# [PROBLEM STATEMENT]
Reproduce, character for character, the lines below from the first through the one with "inner sep=0pt] (Processus)". Leave pictures out.

# SOURCE DATA start

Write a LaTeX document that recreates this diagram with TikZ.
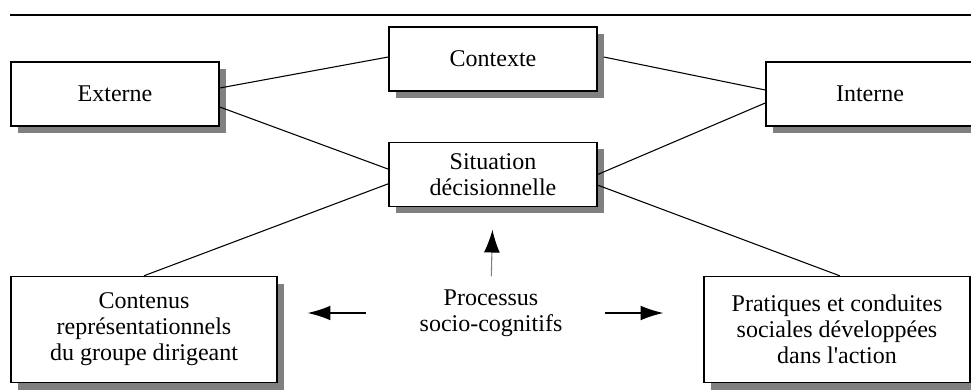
\documentclass[tikz,border=0pt]{standalone}
\usepackage{fontspec}
\setmainfont{Liberation Serif}
\usetikzlibrary{positioning,shadows,arrows.meta}

\begin{document}
\begin{tikzpicture}[x=0.75pt, y=-0.75pt, font=\fontsize{18}{19.5}\selectfont,
  box/.style={draw, line width=1.1pt, fill=white, align=center, inner sep=0pt,
    minimum width=156pt, minimum height=48pt,
    drop shadow={shadow xshift=5.25pt, shadow yshift=-5.25pt, fill=gray, opacity=1}},
  bigbox/.style={box, minimum width=199.5pt, minimum height=79.5pt},
  lien/.style={line width=0.8pt},
  fleche/.style={-{Latex[length=17pt, width=11pt]}, line width=0.8pt}]
\useasboundingbox (0,0) rectangle (971,392);
\draw[line width=0.8pt] (10,15) -- (971,15);

\node[box] (Externe) at (115,94) {Externe};
\node[box] (Contexte) at (493,59) {Contexte};
\node[box] (Situation) [below=37.5pt of Contexte] {Situation\\d\'ecisionnelle};
\node[box] (Interne) at (870,94) {Interne};
\node[bigbox] (Contenus) at (144,329.5) {Contenus\\repr\'esentationnels\\du groupe dirigeant};
\node[bigbox] (Pratiques) at (837,329.5) {Pratiques et conduites\\sociales d\'evelopp\'ees\\dans l\textquotesingle action};
\node[align=center, inner sep=0pt] (Processus) at (491,313) {Processus\\socio-cognitifs};

\draw[lien] ([yshift=4.5pt]Externe.east) -- ([yshift=1.5pt]Contexte.west);
\draw[lien] ([yshift=-9.75pt]Externe.east) -- ([yshift=4pt]Situation.west);
\draw[lien] ([yshift=-7pt]Situation.west) -- (Contenus.north);
\draw[lien] ([xshift=4.5pt,yshift=1.5pt]Contexte.east) -- ([yshift=3pt]Interne.west);
\draw[lien] (Situation.east) -- ([yshift=-6.75pt]Interne.west);
\draw[lien] ([yshift=-8pt]Situation.east) -- ([xshift=2pt]Pratiques.north);

\draw[fleche, draw=gray, -{Latex[black, length=17pt, width=12pt]}, shorten <=9.75pt, shorten >=17pt] (Processus.north) -- (Situation.south);
\draw[fleche, shorten <=40pt, shorten >=22.5pt] (Processus.west) -- (Processus.west -| Contenus.east);
\draw[fleche, shorten <=32pt, shorten >=30pt] (Processus.east) -- (Processus.east -| Pratiques.west);
\end{tikzpicture}
\end{document}
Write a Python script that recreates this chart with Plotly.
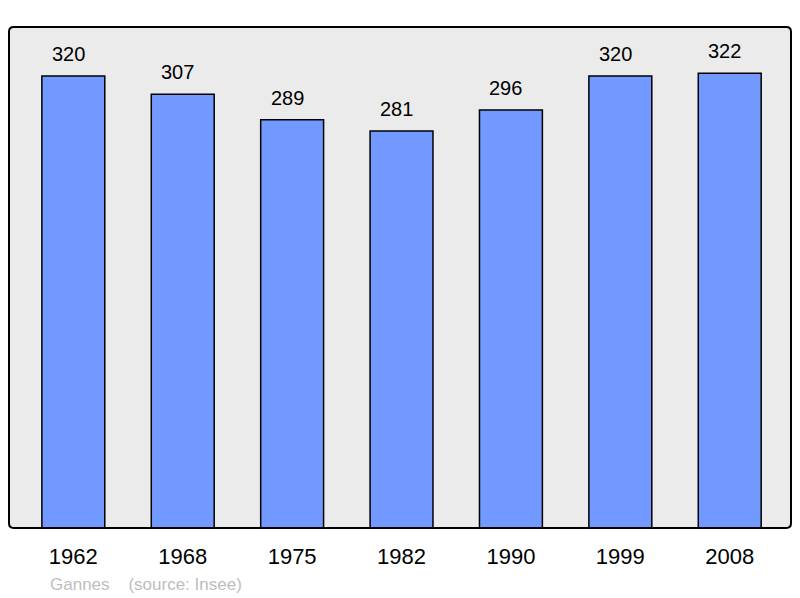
import plotly.graph_objects as go

years = ["1962", "1968", "1975", "1982", "1990", "1999", "2008"]
population = [320, 307, 289, 281, 296, 320, 322]
place = "Gannes"
source = "(source: Insee)"

fig = go.Figure()
fig.add_trace(go.Bar(
    x=years, y=population, width=0.575,
    marker=dict(color="#7199FF", line=dict(color="#000000", width=1.5)),
    hoverinfo="skip",
))

for i, v in enumerate(population):
    fig.add_annotation(x=i, y=v, text=str(v), showarrow=False,
                       yanchor="bottom", yshift=9, xshift=-5,
                       font=dict(family="Liberation Sans, Arial", size=20, color="#000000"))

fig.add_annotation(xref="paper", yref="paper", x=(48-9)/782, y=-(584-528)/501,
                   xanchor="left", yanchor="middle", showarrow=False,
                   text=place + "&nbsp;&nbsp;&nbsp;&nbsp;" + source,
                   font=dict(family="Liberation Sans, Arial", size=17, color="#BDBDBD"))

# rounded frame
r = 0.006
ry = r * 782 / 501
path = (f"M {r},0 L {1-r},0 Q 1,0 1,{ry} L 1,{1-ry} Q 1,1 {1-r},1 "
        f"L {r},1 Q 0,1 0,{1-ry} L 0,{ry} Q 0,0 {r},0 Z")
fig.add_shape(type="path", xref="paper", yref="paper", path=path,
              line=dict(color="#000000", width=2), layer="above")

fig.update_layout(
    width=800, height=598,
    margin=dict(l=9, r=9, t=27, b=70),
    paper_bgcolor="#FFFFFF", plot_bgcolor="#EBEBEB",
    showlegend=False,
    xaxis=dict(type="category", range=[-0.588, 6.56], showgrid=False, zeroline=False,
               showline=False, ticks="", ticklabelstandoff=13,
               tickfont=dict(family="Liberation Sans, Arial", size=22, color="#000000")),
    yaxis=dict(range=[0, 354.7], showgrid=False, zeroline=False, showline=False,
               showticklabels=False, ticks=""),
)

fig.write_html("out.html", config={"displayModeBar": False},
               post_script="document.body.style.margin='0';")
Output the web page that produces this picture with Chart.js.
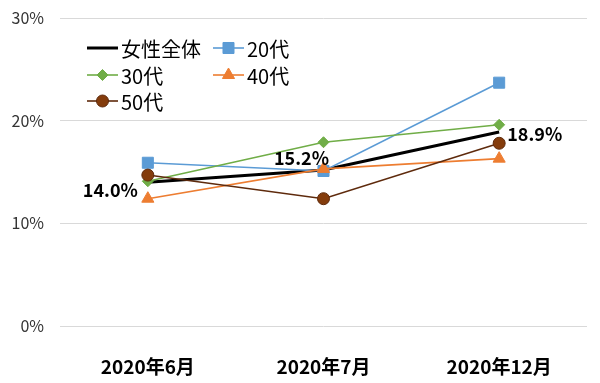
<!DOCTYPE html>
<html><head><meta charset="utf-8">
<script src="https://cdn.jsdelivr.net/npm/chart.js@4/dist/chart.umd.min.js"></script>
<style>html,body{margin:0;padding:0;background:#fff}</style>
</head><body>
<canvas id="c" width="600" height="383"></canvas>
<script>
const categories = ['2020年6月', '2020年7月', '2020年12月'];
const seriesNames = ['女性全体', '20代', '30代', '40代', '50代'];
const allWomen = [14.0, 15.2, 18.9];
const age20s = [15.9, 15.1, 23.7];
const age30s = [14.1, 17.9, 19.6];
const age40s = [12.4, 15.3, 16.3];
const age50s = [14.7, 12.4, 17.8];
const yTicks = [0, 10, 20, 30];

const FONT = '"Noto Sans CJK JP", "Noto Sans", sans-serif';

const styles = [
  {color:'#000000', fill:'#000000', width:3, point:false, radius:0, order:5},
  {color:'#5B9BD5', fill:'#5B9BD5', width:1.6, point:'rect', radius:7.8, order:4},
  {color:'#70AD47', fill:'#70AD47', width:1.6, point:'rectRot', radius:5.5, order:3},
  {color:'#ED7D31', fill:'#ED7D31', width:1.6, point:'triangle', radius:7, order:2},
  {color:'#5E2A0C', fill:'#843C0C', width:1.6, point:'circle', radius:6, order:1}
];
const values = [allWomen, age20s, age30s, age40s, age50s];

const datasets = values.map((v, i) => ({
  label: seriesNames[i],
  data: v,
  borderColor: styles[i].color,
  backgroundColor: styles[i].fill,
  borderWidth: styles[i].width,
  pointStyle: styles[i].point,
  pointRadius: styles[i].radius,
  pointBorderWidth: 1,
  pointBorderColor: styles[i].color,
  pointBackgroundColor: styles[i].fill,
  tension: 0,
  order: styles[i].order
}));

// label offsets for the 女性全体 data labels: [dx, dy, align]
const labelPlacement = [[-10, 8, 'right'], [-22, -12, 'center'], [8, 2, 'left']];

const dataLabelPlugin = {
  id: 'dataLabels',
  afterDatasetsDraw(chart) {
    const ctx = chart.ctx;
    const meta = chart.getDatasetMeta(0);
    ctx.save();
    ctx.font = '600 18px ' + FONT;
    ctx.fillStyle = '#000';
    ctx.textBaseline = 'middle';
    meta.data.forEach((pt, i) => {
      const p = labelPlacement[i];
      ctx.textAlign = p[2];
      ctx.fillText(allWomen[i].toFixed(1) + '%', pt.x + p[0], pt.y + p[1]);
    });
    ctx.restore();
  }
};

const legendPlugin = {
  id: 'customLegend',
  afterDraw(chart) {
    const ctx = chart.ctx;
    const pos = [[87, 48], [213, 48], [87, 75], [213, 75], [87, 101]];
    ctx.save();
    ctx.font = '20px ' + FONT;
    ctx.textBaseline = 'middle';
    ctx.textAlign = 'left';
    seriesNames.forEach((name, i) => {
      const [x, y] = pos[i];
      const s = styles[i];
      ctx.strokeStyle = s.color;
      ctx.lineWidth = s.width;
      ctx.beginPath();
      ctx.moveTo(x, y); ctx.lineTo(x + 31, y);
      ctx.stroke();
      if (s.point) {
        ctx.fillStyle = s.fill;
        ctx.lineWidth = 1;
        Chart.helpers.drawPoint(ctx, {pointStyle: s.point, radius: s.radius, borderWidth: 1, rotation: 0}, x + 15.5, y);
      }
      ctx.fillStyle = '#000';
      ctx.fillText(name, x + 34, y + 1);
    });
    ctx.restore();
  }
};

new Chart(document.getElementById('c'), {
  type: 'line',
  data: { labels: categories, datasets },
  options: {
    responsive: false,
    animation: false,
    layout: { padding: { top: 18, right: 13, left: 0, bottom: 0 } },
    plugins: { legend: { display: false }, tooltip: { enabled: false } },
    scales: {
      x: {
        offset: true,
        grid: { display: false },
        border: { display: false },
        ticks: { color: '#000', font: { family: FONT, size: 19, weight: 'bold' }, padding: 21, maxRotation: 0 },
        afterFit(scale) { scale.height = 57; scale.paddingLeft = 0; scale.paddingRight = 0; }
      },
      y: {
        min: 0, max: 30,
        afterBuildTicks(scale) { scale.ticks = yTicks.map(v => ({ value: v })); },
        grid: { color: '#D9D9D9', lineWidth: 1, drawTicks: false },
        border: { display: false },
        ticks: { color: '#333', font: { family: FONT, size: 16 }, padding: 16, callback: v => v + '%' },
        afterFit(scale) { scale.width = 60; scale.paddingTop = 0; scale.paddingBottom = 0; }
      }
    }
  },
  plugins: [dataLabelPlugin, legendPlugin]
});
</script>
</body></html>
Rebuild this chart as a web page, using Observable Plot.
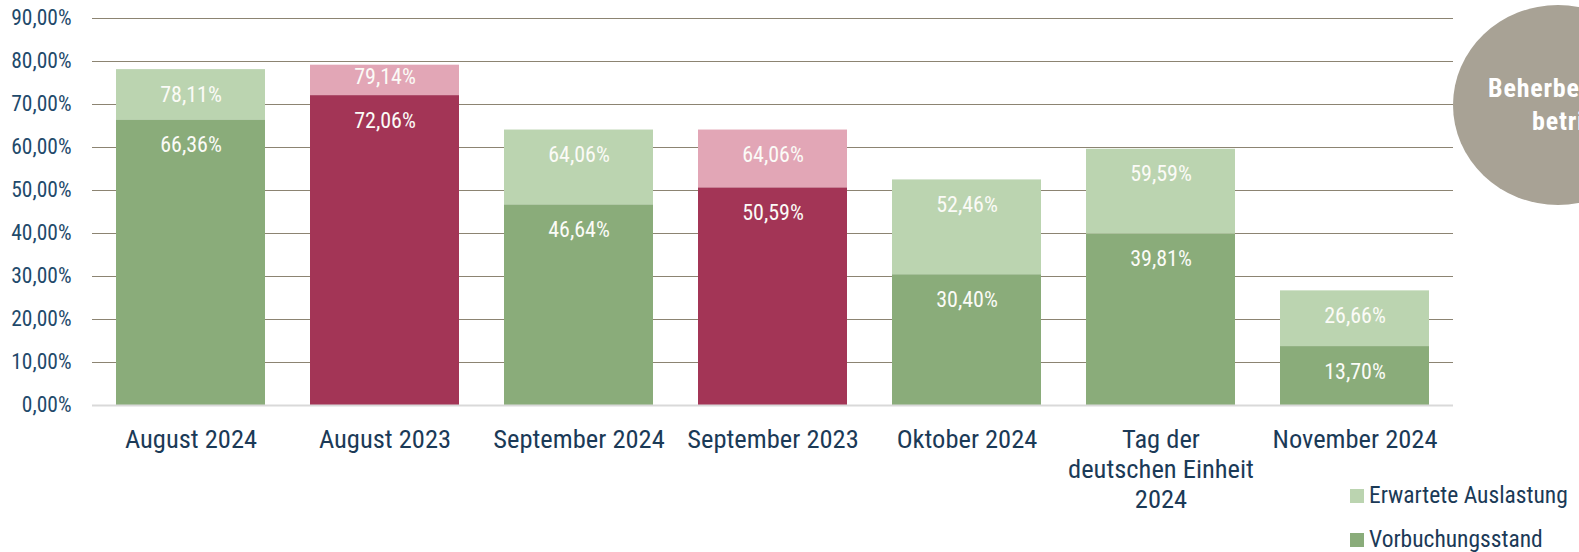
<!DOCTYPE html>
<html>
<head>
<meta charset="utf-8">
<script src="https://cdn.jsdelivr.net/npm/d3@7"></script>
<script src="https://cdn.jsdelivr.net/npm/@observablehq/plot@0.6"></script>
<style>
  html, body { margin: 0; padding: 0; background: #fff; overflow: hidden; }
  #wrap { position: relative; width: 1579px; height: 552px; overflow: hidden; font-family: "Roboto Condensed", Roboto, sans-serif; }
  #chart { position: absolute; left: 0; top: 0; }
  .ellipse { position: absolute; left: 1453px; top: 5px; width: 210px; height: 200px; border-radius: 50%; background: #a8a295; }
  .etext { position: absolute; color: #fff; font-weight: bold; font-size: 26px; letter-spacing: 0.8px; white-space: nowrap; }
  .legend { position: absolute; left: 1350px; color: #1b3a57; font-size: 23.5px; white-space: nowrap; }
  .legend span.sw { display: inline-block; width: 14px; height: 14px; margin-right: 5px; vertical-align: 0px; }
</style>
</head>
<body>
<div id="wrap">
  <div id="chart"></div>
  <div class="ellipse"></div>
  <div class="etext" style="left:1488px; top:73px;">Beherbergungs-</div>
  <div class="etext" style="left:1532px; top:106px;">betriebe</div>
  <div class="legend" style="top:481px;"><span class="sw" style="background:#bbd4b0"></span>Erwartete Auslastung</div>
  <div class="legend" style="top:525px;"><span class="sw" style="background:#8aac7a"></span>Vorbuchungsstand</div>
</div>
<script>
const categories = ["August 2024", "August 2023", "September 2024", "September 2023", "Oktober 2024", "Tag der deutschen Einheit 2024", "November 2024"];
const categoryLabels = ["August 2024", "August 2023", "September 2024", "September 2023", "Oktober 2024", "Tag der\ndeutschen Einheit\n2024", "November 2024"];
const years = ["2024", "2023", "2024", "2023", "2024", "2024", "2024"];
const vorbuchungsstand = [66.36, 72.06, 46.64, 50.59, 30.40, 39.81, 13.70];
const erwarteteAuslastung = [78.11, 79.14, 64.06, 64.06, 52.46, 59.59, 26.66];
const yTicks = [0, 10, 20, 30, 40, 50, 60, 70, 80, 90];

const darkColor = {"2024": "#8aac7a", "2023": "#a33556"};
const lightColor = {"2024": "#bbd4b0", "2023": "#e2a6b6"};

const data = categories.map((c, i) => ({
  cat: c, label: categoryLabels[i], year: years[i],
  vor: vorbuchungsstand[i], erw: erwarteteAuslastung[i]
}));

const fmt = v => v.toFixed(2).replace(".", ",") + "%";
const bigSeg = data.filter(d => d.erw - d.vor >= 10);
const smallSeg = data.filter(d => d.erw - d.vor < 10);

const chart = Plot.plot({
  width: 1579,
  height: 552,
  marginLeft: 92,
  marginRight: 126,
  marginTop: 18,
  marginBottom: 147,
  style: { fontFamily: "'Roboto Condensed', Roboto, sans-serif", background: "transparent" },
  x: { domain: categories, paddingInner: 0.23, paddingOuter: 0.115, axis: null },
  y: { domain: [0, 90], axis: null },
  marks: [
    Plot.ruleY(yTicks.filter(t => t > 0), { stroke: "#8c8472", strokeWidth: 1.2 }),
    Plot.barY(data, { x: "cat", y1: "vor", y2: "erw", fill: d => lightColor[d.year] }),
    Plot.barY(data, { x: "cat", y1: 0, y2: "vor", fill: d => darkColor[d.year] }),
    Plot.ruleY([0], { stroke: "#d9d9d9", strokeWidth: 2 }),
    Plot.text(bigSeg, { x: "cat", y: "erw", dy: 25, text: d => fmt(d.erw), fill: "#fbfbf7", fontSize: 22 }),
    Plot.text(smallSeg, { x: "cat", y: d => (d.vor + d.erw) / 2, dy: -3, text: d => fmt(d.erw), fill: "#fbfbf7", fontSize: 22 }),
    Plot.text(data, { x: "cat", y: "vor", dy: 25, text: d => fmt(d.vor), fill: "#fbfbf7", fontSize: 22 }),
    Plot.text(yTicks, { y: d => d, frameAnchor: "left", dx: -21, textAnchor: "end", text: d => fmt(d), fill: "#1f4a6b", fontSize: 21.5 }),
    Plot.text(data, { x: "cat", frameAnchor: "bottom", lineAnchor: "top", dy: 21, lineHeight: 1.14, text: "label", fill: "#1b3a57", fontSize: 26.5 })
  ]
});
document.getElementById("chart").appendChild(chart);
</script>
</body>
</html>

# SOURCE DATA end

# [SOLUTION FOR THIS EXERCISE]
Write a LaTeX document that recreates this diagram with TikZ.
\documentclass[tikz,border=0pt]{standalone}
\usepackage{fontspec}
\setmainfont{Liberation Serif}
\usetikzlibrary{positioning,shadows,arrows.meta}

\begin{document}
\begin{tikzpicture}[x=0.75pt, y=-0.75pt, font=\fontsize{18}{19.5}\selectfont,
  box/.style={draw, line width=1.1pt, fill=white, align=center, inner sep=0pt,
    minimum width=156pt, minimum height=48pt,
    drop shadow={shadow xshift=5.25pt, shadow yshift=-5.25pt, fill=gray, opacity=1}},
  bigbox/.style={box, minimum width=199.5pt, minimum height=79.5pt},
  lien/.style={line width=0.8pt},
  fleche/.style={-{Latex[length=17pt, width=11pt]}, line width=0.8pt}]
\useasboundingbox (0,0) rectangle (971,392);
\draw[line width=0.8pt] (10,15) -- (971,15);

\node[box] (Externe) at (115,94) {Externe};
\node[box] (Contexte) at (493,59) {Contexte};
\node[box] (Situation) [below=37.5pt of Contexte] {Situation\\d\'ecisionnelle};
\node[box] (Interne) at (870,94) {Interne};
\node[bigbox] (Contenus) at (144,329.5) {Contenus\\repr\'esentationnels\\du groupe dirigeant};
\node[bigbox] (Pratiques) at (837,329.5) {Pratiques et conduites\\sociales d\'evelopp\'ees\\dans l\textquotesingle action};
\node[align=center, inner sep=0pt] (Processus) at (491,313) {Processus\\socio-cognitifs};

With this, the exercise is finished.